資格取得費用を開業費にすることができるかどうか
資格取得費用を開業費とすることができるか
個人事業者が開業するまでの間に特別に支払った一定の費用については開業費として貸借対照表に計上して、その後、任意に償却して必要経費に算入することができることとされています。
開業するまでの費用といっても、何でもかんでも開業費にすることはできません。
例えば、固定資産の取得費用や販売商品の仕入れ代金などは開業費にすることができません。
一方で、開店オープンのチラシなどの広告宣伝費や、開業セミナーへの参加費用、開業調査費、許認可費、印鑑や名刺の作成費など、様々な費用を開業費にすることができます。
また、開業までに要した費用ですが、開業前の何年間まで有効といったような期間制限はされていません。
開業の準備を始めたときからでよいこととされております。
さて、そんな中で悩ましいのが資格取得費です。
開業費になるのか、開業費にならないのか。。。
日本語で、「資格」と一言に表現してみても、その内容や、取得の経緯は様々です。
今回はその資格取得費と開業費の関係について考察してみましょう。
有資格者にしか行うことができない業務をするための資格取得費用
例えば、医師であれば医療行為、
弁護士や司法書士、税理士などの士業であれば、それぞれの法律で定められた独占行為があります。
無資格者には行なえない業務というものがあり、無資格者が行うと、それは違法行為になります。
開業費との関係ですが、
これらの資格取得費用は開業費にすることができません。
開業費は、あくまで開業の準備を始めたときからの費用です。
開業のための準備費用といっても、開業するための資格すらないのであれば、開業をすることがそもそも不可能です。
(意気込みや、気持ちの上ではもちろん別なのですが、)実質的に、資格を取得できるのかどうか分からないような状態では開業の準備をすることはできないということもありますので、資格取得費用は開業費とすることは認められていないのです。

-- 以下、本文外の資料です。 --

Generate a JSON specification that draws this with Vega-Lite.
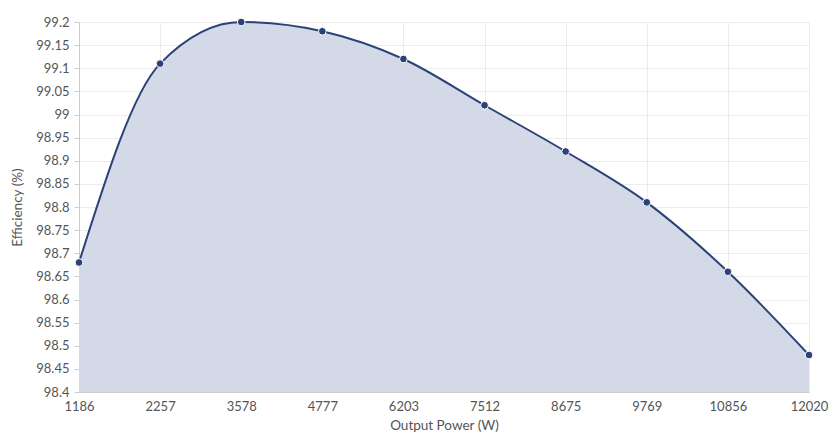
{
  "$schema": "https://vega.github.io/schema/vega-lite/v6.json",
  "width": 752,
  "height": 370,
  "autosize": "none",
  "padding": {"left": 79, "top": 22, "right": 9, "bottom": 51},
  "background": "white",
  "config": {
    "view": {"stroke": null},
    "axis": {
      "labelFont": "Lato",
      "titleFont": "Lato",
      "labelColor": "#555555",
      "titleColor": "#555555",
      "labelFontSize": 13,
      "titleFontSize": 13.5,
      "titleFontWeight": "normal",
      "gridColor": "#ececec",
      "domainColor": "#cccccc",
      "tickColor": "#cccccc"
    }
  },
  "data": {
    "values": [
      {"power": "1186", "eff": 98.68},
      {"power": "2257", "eff": 99.11},
      {"power": "3578", "eff": 99.2},
      {"power": "4777", "eff": 99.18},
      {"power": "6203", "eff": 99.12},
      {"power": "7512", "eff": 99.02},
      {"power": "8675", "eff": 98.92},
      {"power": "9769", "eff": 98.81},
      {"power": "10856", "eff": 98.66},
      {"power": "12020", "eff": 98.48}
    ]
  },
  "encoding": {
    "x": {
      "field": "power",
      "type": "ordinal",
      "sort": null,
      "scale": {"type": "point", "range": [0, 730], "padding": 0},
      "axis": {
        "title": "Output Power (W)",
        "labelAngle": 0,
        "ticks": false,
        "labelPadding": 8,
        "titlePadding": 5,
        "titleX": 365,
        "grid": true,
        "domain": true
      }
    },
    "y": {
      "field": "eff",
      "type": "quantitative",
      "scale": {"domain": [98.4, 99.2], "zero": false, "nice": false},
      "axis": {
        "title": "Efficiency (%)",
        "values": [98.4, 98.45, 98.5, 98.55, 98.6, 98.65, 98.7, 98.75, 98.8, 98.85, 98.9, 98.95, 99, 99.05, 99.1, 99.15, 99.2],
        "format": ".2~f",
        "tickSize": 5,
        "labelPadding": 5,
        "titlePadding": 11,
        "grid": true
      }
    }
  },
  "layer": [
    {
      "mark": {"type": "area", "interpolate": "monotone", "color": "#d3d9e7", "opacity": 1},
      "encoding": {"y2": {"datum": 98.4}}
    },
    {
      "mark": {"type": "line", "interpolate": "monotone", "color": "#2b4279", "strokeWidth": 2}
    },
    {
      "mark": {"type": "point", "filled": true, "size": 60, "color": "#2b4279", "stroke": "white", "strokeWidth": 1, "opacity": 1}
    }
  ]
}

資格の有無にかかわらず、業務をすることができるものに関する資格取得費用
有資格者にしか行うことができない業務に関する資格取得費用はまだ分かりやすいのですが、
悩ましいのは、(誤解を恐れずに言ってみれば、)本人が希望すれば、たとえ無資格者であっても開業することができる業務に関する資格取得費用です。
具体的な名称を掲げるのは省略しますが、
- 広告宣伝的な意味合いのある資格、
- 市場調査、トレンド調査の一環として取得する資格、
- 最新技術を調査、習得するために取得する資格、
- 看板に箔をつけるための資格
というものも存在します。
私はこの場合はケースバイケースだと考えています。
そもそもどのような考えを出発点として取得した資格なのでしょうか。
本人が、開業を決意し、開業準備を始めてから開業までの間に、看板や名刺に箔をつけるためや、サービスの腕を磨くため、市場調査のために取得した資格であれば、開業費になると考えられます。
しかし、本人が、開業とはまったく関係なく興味本位で取得した資格や、仮に資格が取得できなかったら開業しなかったような場合には、開業費になるとは考えられません。
資格取得の領収書は残すことができても、こういったことは記録に残すことが難しいので悩ましいのですが、
他の人に説明ができるかどうか、例えば極端な話、税務調査があった場合でも、ちゃんと説明できるかどうかで判断すればよいのではないでしょうか。
資格がなくても始めることができる商売であるならば、資格取得に関する自分のスタンスをはっきりさせた上で、取得の経緯を説明できるようにしておくということです。
一言で「資格」と言っても様々です。
資格取得費用は開業費にできない、ということもよく聞くのですが、
そもそもその資格の内容や、取得の経緯が大切といえるでしょう。
事実はどうなのかをよく考えて、開業費にするのかどうかを決めてみてはいかがでしょうか。